For the past year, NASA has had a team of six scientists living in an exclusive facility in Hawaii. But instead of snorkeling and suntanning, the prospective astronauts have been living in a closed dome, unable to experience the outside world without a spacesuit. And now they’re coming home.
The six scientists have been training for future Mars missions by remaining in isolation in a volcanic atmosphere in Hawaii.
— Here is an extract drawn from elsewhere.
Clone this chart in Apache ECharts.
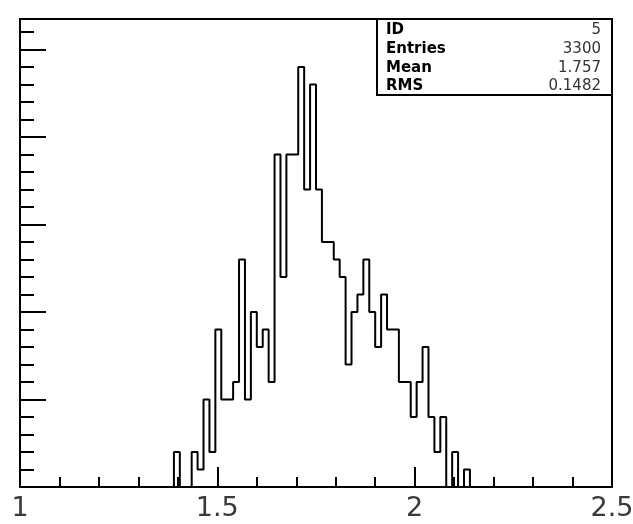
<!DOCTYPE html>
<html><head><meta charset="utf-8">
<script src="https://cdn.jsdelivr.net/npm/echarts@6/dist/echarts.min.js"></script>
<style>html,body{margin:0;padding:0;background:#fff}#c{width:633px;height:524px}</style>
</head><body><div id="c"></div>
<script>
// Histogram: 100 bins from 1.0 to 2.5
const xMin = 1.0;
const xMax = 2.5;
const binWidth = 0.015;
const counts = [
  0,0,0,0,0,0,0,0,0,0,
  0,0,0,0,0,0,0,0,0,0,
  0,0,0,0,0,0,2,0,0,2,
  1,5,2,9,5,5,6,13,5,10,
  8,9,6,19,12,19,19,24,17,23,
  17,14,14,13,12,7,10,11,13,10,
  8,11,9,9,6,6,4,6,8,4,
  2,4,0,2,0,1,0,0,0,0,
  0,0,0,0,0,0,0,0,0,0,
  0,0,0,0,0,0,0,0,0,0
];
const yMax = 26.74;
const xTickStep = 0.5;
const statLabels = ['ID', 'Entries', 'Mean', 'RMS'];
const statValues = ['5', '3300', '1.757', '0.1482'];

const stepData = counts.map((c, i) => [+(xMin + i * binWidth).toFixed(4), c]);
stepData.push([xMax, counts[counts.length - 1]]);

const chart = echarts.init(document.getElementById('c'), null, {renderer: 'canvas'});
const statRowsY = [30, 49.3, 68.3, 86];
const graphics = [{
  type: 'rect', z: 100,
  shape: {x: 377, y: 19, width: 235, height: 76},
  style: {fill: '#fff', stroke: '#000', lineWidth: 2}
}];
statLabels.forEach((t, i) => {
  graphics.push({type: 'text', z: 101, x: 386, y: statRowsY[i],
    style: {text: t, fill: '#000', font: 'bold 15px "DejaVu Sans"', textAlign: 'left', textVerticalAlign: 'middle'}});
  graphics.push({type: 'text', z: 101, x: 601, y: statRowsY[i],
    style: {text: statValues[i], fill: '#333', font: '15px "DejaVu Sans"', textAlign: 'right', textVerticalAlign: 'middle'}});
});

chart.setOption({
  animation: false,
  backgroundColor: '#fff',
  grid: {left: 20, right: 21, top: 19, bottom: 37, containLabel: false, outerBoundsMode: 'none',
    show: true, borderColor: '#000', borderWidth: 2, backgroundColor: 'transparent'},
  xAxis: {
    type: 'value', min: xMin, max: xMax, interval: xTickStep,
    axisLine: {show: true, onZero: false, lineStyle: {color: '#000', width: 2}},
    axisTick: {show: true, inside: true, length: 20, lineStyle: {color: '#000', width: 2}},
    minorTick: {show: true, splitNumber: 5, length: 10, lineStyle: {color: '#000', width: 2}},
    splitLine: {show: false},
    axisLabel: {show: true, showMinLabel: true, showMaxLabel: true, margin: 8, color: '#3a3a3a',
      fontFamily: 'DejaVu Sans', fontSize: 27, formatter: v => String(v)}
  },
  yAxis: [{
    type: 'value', min: 0, max: yMax, interval: 5, position: 'left',
    axisLine: {show: true, lineStyle: {color: '#000', width: 2}},
    axisTick: {show: true, inside: true, length: 26, lineStyle: {color: '#000', width: 2}},
    axisLabel: {show: false}, splitLine: {show: false}
  }, {
    type: 'value', min: 0, max: yMax, interval: 1, position: 'left', offset: 0,
    axisLine: {show: false},
    axisTick: {show: true, inside: true, length: 14, lineStyle: {color: '#000', width: 2}},
    axisLabel: {show: false}, splitLine: {show: false}
  }],
  series: [{
    type: 'line', step: 'end', data: stepData, yAxisIndex: 0,
    symbol: 'none', silent: true, clip: true,
    lineStyle: {color: '#000', width: 2}
  }],
  graphic: graphics
});
</script></body></html>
The 365-day simulation will end on August 28, and the astronauts will be able to come out of the closed “dome” in Mauna Loa, Hawaii without a spacesuit for the first time in a year.
The project, officially called the Hawaii Space Exploration Analog and Simulation by someone who really, really wanted a punny acronym, was run through the University of Hawaii and funded by NASA. In order to accurately mimic conditions astronauts would face during the Mars missions, the team was kept isolated as much as possible, and all communication to the outside world was delayed by a 20 minute lag. The Hawaii Tribune-Herald obtained this inspiring testament to their well-being by principal investigator Kim Binsted: “They’re doing OK as far as we can tell.” Once free, Binsted says, they’ll have access to all the good stuff they’ve been kept bubbled away from for the last year — produce, the ocean, beer.
Mauna Loa was selected for this study because its volcanic features resemble the environments scientists might encounter during manned Mars missions. They’ve been housed more than a mile above sea level in a region that’s arid and without vegetation. Usually these isolation studies only last a few months, making this one the second-longest to date (after a Russian mission that lasted 520 days; you can insert your own “In Soviet Russia…” joke here).
The team’s leader is Crew Commander Carmel Johnson, an American scientist whose online biography says some of her favorite things are “being outside … climbing mountains, skiing, fishing, running, biking, knitting [and] baking.” We kind of hope she’s okay after this.